Repeat the records below exactly, leaving out any pictures.

•••

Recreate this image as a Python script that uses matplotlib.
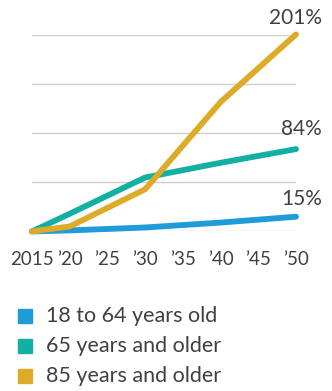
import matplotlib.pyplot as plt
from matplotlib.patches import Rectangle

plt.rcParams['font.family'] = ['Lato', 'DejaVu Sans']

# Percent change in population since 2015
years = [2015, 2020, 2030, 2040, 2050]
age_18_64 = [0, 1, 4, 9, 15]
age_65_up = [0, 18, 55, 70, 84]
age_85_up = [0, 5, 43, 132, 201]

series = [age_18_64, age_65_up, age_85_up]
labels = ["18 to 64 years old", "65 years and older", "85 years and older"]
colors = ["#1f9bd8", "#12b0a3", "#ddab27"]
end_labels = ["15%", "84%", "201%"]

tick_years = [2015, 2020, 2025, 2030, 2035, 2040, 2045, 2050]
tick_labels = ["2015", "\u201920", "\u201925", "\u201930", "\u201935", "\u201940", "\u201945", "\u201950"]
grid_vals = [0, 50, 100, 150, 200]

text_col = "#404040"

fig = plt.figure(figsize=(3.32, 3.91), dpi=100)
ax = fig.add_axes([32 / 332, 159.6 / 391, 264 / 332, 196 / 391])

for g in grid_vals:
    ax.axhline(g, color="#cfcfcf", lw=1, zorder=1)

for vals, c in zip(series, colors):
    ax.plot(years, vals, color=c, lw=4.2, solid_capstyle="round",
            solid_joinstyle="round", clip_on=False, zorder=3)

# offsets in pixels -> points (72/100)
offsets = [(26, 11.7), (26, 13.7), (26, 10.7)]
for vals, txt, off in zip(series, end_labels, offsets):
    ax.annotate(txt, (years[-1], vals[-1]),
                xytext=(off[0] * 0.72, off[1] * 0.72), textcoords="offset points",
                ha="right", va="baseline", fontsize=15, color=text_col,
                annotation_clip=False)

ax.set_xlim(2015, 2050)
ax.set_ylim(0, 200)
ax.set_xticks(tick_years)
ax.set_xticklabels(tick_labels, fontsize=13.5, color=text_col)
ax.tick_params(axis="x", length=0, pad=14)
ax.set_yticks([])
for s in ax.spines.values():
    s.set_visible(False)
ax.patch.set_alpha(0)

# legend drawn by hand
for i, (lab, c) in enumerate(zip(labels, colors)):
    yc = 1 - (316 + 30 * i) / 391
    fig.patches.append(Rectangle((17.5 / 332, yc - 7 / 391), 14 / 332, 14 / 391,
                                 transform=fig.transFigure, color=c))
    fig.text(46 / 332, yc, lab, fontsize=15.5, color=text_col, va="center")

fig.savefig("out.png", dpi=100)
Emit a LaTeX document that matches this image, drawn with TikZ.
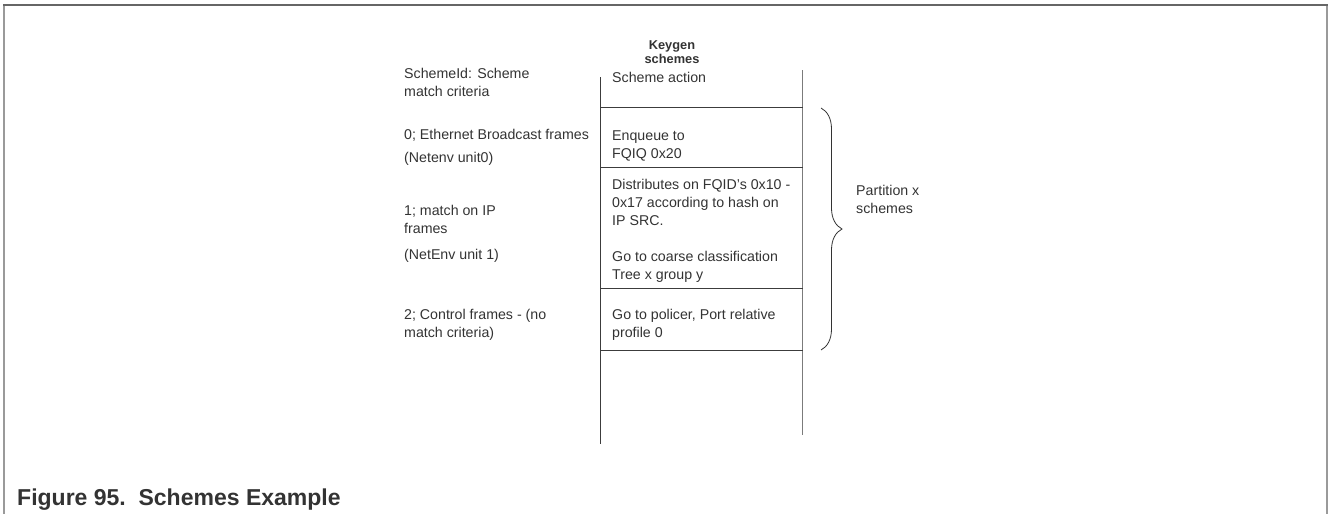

•••

WRITTEN RESPONSE –
Recreate this image as a Python script that uses matplotlib.
import matplotlib.pyplot as plt
from matplotlib.patches import Rectangle

plt.rcParams['font.family'] = ['Lato', 'DejaVu Sans']

# Percent change in population since 2015
years = [2015, 2020, 2030, 2040, 2050]
age_18_64 = [0, 1, 4, 9, 15]
age_65_up = [0, 18, 55, 70, 84]
age_85_up = [0, 5, 43, 132, 201]

series = [age_18_64, age_65_up, age_85_up]
labels = ["18 to 64 years old", "65 years and older", "85 years and older"]
colors = ["#1f9bd8", "#12b0a3", "#ddab27"]
end_labels = ["15%", "84%", "201%"]

tick_years = [2015, 2020, 2025, 2030, 2035, 2040, 2045, 2050]
tick_labels = ["2015", "\u201920", "\u201925", "\u201930", "\u201935", "\u201940", "\u201945", "\u201950"]
grid_vals = [0, 50, 100, 150, 200]

text_col = "#404040"

fig = plt.figure(figsize=(3.32, 3.91), dpi=100)
ax = fig.add_axes([32 / 332, 159.6 / 391, 264 / 332, 196 / 391])

for g in grid_vals:
    ax.axhline(g, color="#cfcfcf", lw=1, zorder=1)

for vals, c in zip(series, colors):
    ax.plot(years, vals, color=c, lw=4.2, solid_capstyle="round",
            solid_joinstyle="round", clip_on=False, zorder=3)

# offsets in pixels -> points (72/100)
offsets = [(26, 11.7), (26, 13.7), (26, 10.7)]
for vals, txt, off in zip(series, end_labels, offsets):
    ax.annotate(txt, (years[-1], vals[-1]),
                xytext=(off[0] * 0.72, off[1] * 0.72), textcoords="offset points",
                ha="right", va="baseline", fontsize=15, color=text_col,
                annotation_clip=False)

ax.set_xlim(2015, 2050)
ax.set_ylim(0, 200)
ax.set_xticks(tick_years)
ax.set_xticklabels(tick_labels, fontsize=13.5, color=text_col)
ax.tick_params(axis="x", length=0, pad=14)
ax.set_yticks([])
for s in ax.spines.values():
    s.set_visible(False)
ax.patch.set_alpha(0)

# legend drawn by hand
for i, (lab, c) in enumerate(zip(labels, colors)):
    yc = 1 - (316 + 30 * i) / 391
    fig.patches.append(Rectangle((17.5 / 332, yc - 7 / 391), 14 / 332, 14 / 391,
                                 transform=fig.transFigure, color=c))
    fig.text(46 / 332, yc, lab, fontsize=15.5, color=text_col, va="center")

fig.savefig("out.png", dpi=100)
Emit a LaTeX document that matches this image, drawn with TikZ.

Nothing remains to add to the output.